Repeat each entry word for word. Leave any images out of the copy.

══ DATASET ══

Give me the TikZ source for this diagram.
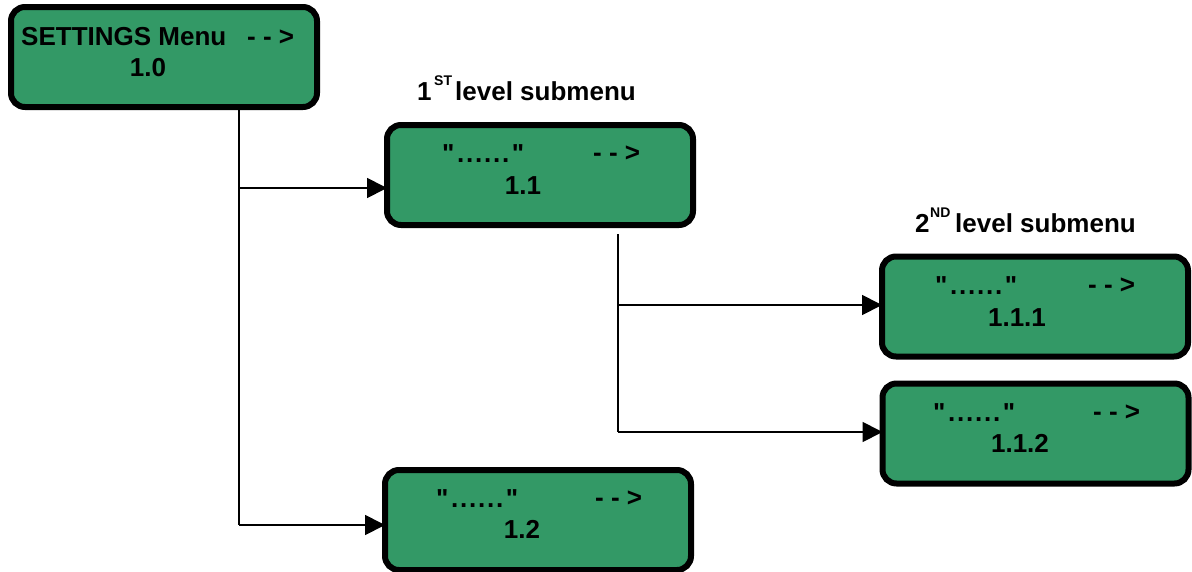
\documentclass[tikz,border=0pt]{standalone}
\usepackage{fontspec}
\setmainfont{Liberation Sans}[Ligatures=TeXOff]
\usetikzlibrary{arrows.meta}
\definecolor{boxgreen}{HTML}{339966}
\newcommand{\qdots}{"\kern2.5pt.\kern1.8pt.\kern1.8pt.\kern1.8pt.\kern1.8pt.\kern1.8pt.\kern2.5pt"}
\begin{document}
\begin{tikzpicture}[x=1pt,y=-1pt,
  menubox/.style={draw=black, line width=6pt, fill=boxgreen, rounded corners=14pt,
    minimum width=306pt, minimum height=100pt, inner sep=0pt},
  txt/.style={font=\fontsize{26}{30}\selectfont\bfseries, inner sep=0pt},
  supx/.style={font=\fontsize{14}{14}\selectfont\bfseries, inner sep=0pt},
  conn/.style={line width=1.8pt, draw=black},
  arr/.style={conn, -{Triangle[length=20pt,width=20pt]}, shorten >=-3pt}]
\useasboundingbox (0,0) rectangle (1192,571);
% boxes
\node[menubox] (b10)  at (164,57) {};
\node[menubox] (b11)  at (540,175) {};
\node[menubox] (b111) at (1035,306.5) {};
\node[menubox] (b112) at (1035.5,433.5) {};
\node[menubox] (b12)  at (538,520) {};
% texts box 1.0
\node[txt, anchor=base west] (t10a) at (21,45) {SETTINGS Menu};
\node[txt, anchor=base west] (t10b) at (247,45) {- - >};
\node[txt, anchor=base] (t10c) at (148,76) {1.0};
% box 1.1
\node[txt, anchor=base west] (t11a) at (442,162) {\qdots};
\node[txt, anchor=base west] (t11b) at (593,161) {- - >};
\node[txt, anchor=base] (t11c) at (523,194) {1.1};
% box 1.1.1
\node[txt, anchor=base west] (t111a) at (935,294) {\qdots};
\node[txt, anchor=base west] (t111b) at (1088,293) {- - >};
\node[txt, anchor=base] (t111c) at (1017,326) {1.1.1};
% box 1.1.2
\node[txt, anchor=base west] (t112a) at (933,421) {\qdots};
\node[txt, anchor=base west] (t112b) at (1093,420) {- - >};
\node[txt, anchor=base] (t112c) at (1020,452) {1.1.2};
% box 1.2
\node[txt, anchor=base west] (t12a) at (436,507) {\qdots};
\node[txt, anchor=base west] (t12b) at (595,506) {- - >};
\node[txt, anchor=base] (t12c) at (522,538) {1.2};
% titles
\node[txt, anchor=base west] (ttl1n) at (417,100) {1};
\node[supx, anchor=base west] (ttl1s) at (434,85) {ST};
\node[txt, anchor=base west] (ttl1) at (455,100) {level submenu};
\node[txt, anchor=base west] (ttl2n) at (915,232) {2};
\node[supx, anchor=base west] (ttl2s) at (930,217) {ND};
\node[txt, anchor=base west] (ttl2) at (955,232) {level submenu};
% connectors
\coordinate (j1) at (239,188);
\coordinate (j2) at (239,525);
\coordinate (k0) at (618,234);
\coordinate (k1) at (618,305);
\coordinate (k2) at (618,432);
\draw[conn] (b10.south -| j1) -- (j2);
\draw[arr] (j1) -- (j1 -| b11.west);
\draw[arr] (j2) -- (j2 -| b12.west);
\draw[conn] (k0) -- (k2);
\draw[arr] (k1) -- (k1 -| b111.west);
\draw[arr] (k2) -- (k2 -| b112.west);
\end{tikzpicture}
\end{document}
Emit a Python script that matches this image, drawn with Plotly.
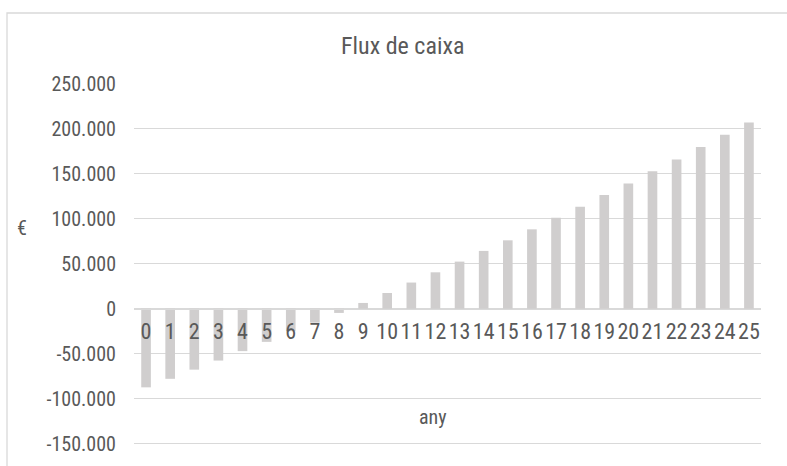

═══

SOLUTION:
Give me the TikZ source for this diagram.
\documentclass[tikz,border=0pt]{standalone}
\usepackage{fontspec}
\setmainfont{Liberation Sans}[Ligatures=TeXOff]
\usetikzlibrary{arrows.meta}
\definecolor{boxgreen}{HTML}{339966}
\newcommand{\qdots}{"\kern2.5pt.\kern1.8pt.\kern1.8pt.\kern1.8pt.\kern1.8pt.\kern1.8pt.\kern2.5pt"}
\begin{document}
\begin{tikzpicture}[x=1pt,y=-1pt,
  menubox/.style={draw=black, line width=6pt, fill=boxgreen, rounded corners=14pt,
    minimum width=306pt, minimum height=100pt, inner sep=0pt},
  txt/.style={font=\fontsize{26}{30}\selectfont\bfseries, inner sep=0pt},
  supx/.style={font=\fontsize{14}{14}\selectfont\bfseries, inner sep=0pt},
  conn/.style={line width=1.8pt, draw=black},
  arr/.style={conn, -{Triangle[length=20pt,width=20pt]}, shorten >=-3pt}]
\useasboundingbox (0,0) rectangle (1192,571);
% boxes
\node[menubox] (b10)  at (164,57) {};
\node[menubox] (b11)  at (540,175) {};
\node[menubox] (b111) at (1035,306.5) {};
\node[menubox] (b112) at (1035.5,433.5) {};
\node[menubox] (b12)  at (538,520) {};
% texts box 1.0
\node[txt, anchor=base west] (t10a) at (21,45) {SETTINGS Menu};
\node[txt, anchor=base west] (t10b) at (247,45) {- - >};
\node[txt, anchor=base] (t10c) at (148,76) {1.0};
% box 1.1
\node[txt, anchor=base west] (t11a) at (442,162) {\qdots};
\node[txt, anchor=base west] (t11b) at (593,161) {- - >};
\node[txt, anchor=base] (t11c) at (523,194) {1.1};
% box 1.1.1
\node[txt, anchor=base west] (t111a) at (935,294) {\qdots};
\node[txt, anchor=base west] (t111b) at (1088,293) {- - >};
\node[txt, anchor=base] (t111c) at (1017,326) {1.1.1};
% box 1.1.2
\node[txt, anchor=base west] (t112a) at (933,421) {\qdots};
\node[txt, anchor=base west] (t112b) at (1093,420) {- - >};
\node[txt, anchor=base] (t112c) at (1020,452) {1.1.2};
% box 1.2
\node[txt, anchor=base west] (t12a) at (436,507) {\qdots};
\node[txt, anchor=base west] (t12b) at (595,506) {- - >};
\node[txt, anchor=base] (t12c) at (522,538) {1.2};
% titles
\node[txt, anchor=base west] (ttl1n) at (417,100) {1};
\node[supx, anchor=base west] (ttl1s) at (434,85) {ST};
\node[txt, anchor=base west] (ttl1) at (455,100) {level submenu};
\node[txt, anchor=base west] (ttl2n) at (915,232) {2};
\node[supx, anchor=base west] (ttl2s) at (930,217) {ND};
\node[txt, anchor=base west] (ttl2) at (955,232) {level submenu};
% connectors
\coordinate (j1) at (239,188);
\coordinate (j2) at (239,525);
\coordinate (k0) at (618,234);
\coordinate (k1) at (618,305);
\coordinate (k2) at (618,432);
\draw[conn] (b10.south -| j1) -- (j2);
\draw[arr] (j1) -- (j1 -| b11.west);
\draw[arr] (j2) -- (j2 -| b12.west);
\draw[conn] (k0) -- (k2);
\draw[arr] (k1) -- (k1 -| b111.west);
\draw[arr] (k2) -- (k2 -| b112.west);
\end{tikzpicture}
\end{document}
Emit a Python script that matches this image, drawn with Plotly.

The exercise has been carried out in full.